Despite these setbacks the list of participants was quite impressive, and al-Hajj Amin managed to steer the congress through conflicting agendas and interests. One of the foremost thinkers of Shi‘i Islam, Sheikh al-Ghaita, making his first appearance in such a gathering, was persuaded to become a spokesman for the Palestinian cause. He delivered the important message that Palestine was greater than the factions of Islam and united its two main currents.
23

The congress opened on 7 December, the morning after an evening ceremony at al-Aqsa mosque described by the British as al-Hajj Amin’s ‘one man show’ and recorded on film by an Egyptian production company. (This was the movement’s first political film, to be followed by many more. It is a vivid document of the congress opening.) Photographs were taken outdoors, then the delegates went into the mosque, sat down on its rush mats and listened to al-Hajj Amin exhorting them to help save Jerusalem.
24

Al-Hajj Amin’s friends had not seen him so active and dynamic for a long time. He pushed resolutions in the plenary sessions and fought to neutralize opponents in the subcommittees. The success of the congress was clearly due to him, and he was chosen to head a pan-Islamic body, giving him one more title to add to Grand Mufti and President of the Supreme Muslim Council.

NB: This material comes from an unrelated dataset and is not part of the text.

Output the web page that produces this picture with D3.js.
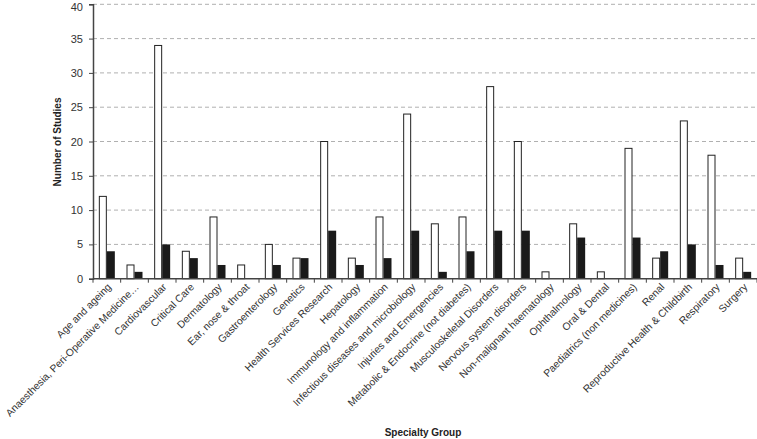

The opposition ran interference through its newspaper
Mirat al-Sharq
and with a parallel gathering at the King David Hotel titled ‘The Conference of the Islamic Nation’, which drew representatives from all over Palestine.
25
But as the High Commissioner reported, ‘The congress strengthened the standing of al-Hajj Amin al-Husayni.’
26
Al-Hajj Amin was convinced that Fakhri al-Nashashibi, who led the opposition to the congress, was in the service of Zionism. This was not so far-fetched, given Fakhri’s strong ties to the Jewish Agency. At least one Israeli scholar has found a hint to that effect in a letter from Chaim Arlosoroff to the Jewish Agency in London.
27

Yet al-Hajj Amin’s inability to compromise with the opposition did harm the congress and its goals. His close associate Shawqat Ali wrote to a friend, ‘The
mufti
and his party are unwilling to let others take part in preparing and directing the conference. The opposition behaved
chivalrously, announcing that it supported the idea of a Muslim university and the congress, but could not accept a situation wherein the
mufti
alone makes all the decisions … Had the
mufti
taken my advice, the results would have been much better,’ he concluded sadly. (He had advised al-Hajj Amin to advance the idea of a new Islamic caliphate.) Indeed, he was so disappointed that the issue of the caliphate was left out of the agenda that he resigned. His resignation did not hurt al-Hajj Amin – on the contrary, it reassured the Arab delegates, who were unenthusiastic, to say the least, about the idea of the caliphate. Though al-Hajj Amin’s inability to unify the ranks was ominous and militated against his success, on the whole the congress left him stronger than before.
28

In 1932 the festival of Nabi Musa also became a battlefield between the rival camps, each of which tried to organize a bigger delegation to the festivities.
29
Though for hundreds of years the Husayni, or Prophet’s, banner had led the procession, the Nashashibis announced that their procession would raise a different banner. Al-Hajj Amin did not scruple to get the British authorities to make sure that the Husayni procession, rather than the Nashashibi one, would take place – and so it did.

In the final analysis, the achievement of the Pan Islamic Congress was personal rather than national. The pro-Palestinian tendency which the Hope Simpson Report seemed to indicate was eroding. The new High Commissioner, Sir Arthur Wauchope, was friendly to al-Hajj Amin but not necessarily to the Palestinian cause. Wauchope maintained strong personal ties with al-Hajj Amin and helped him to thwart attempts at reforming the Supreme Muslim Council that might have damaged his standing.
30
But Wauchope represented the British government, whose policies in 1932 provoked increasing anti-British feelings among the local population.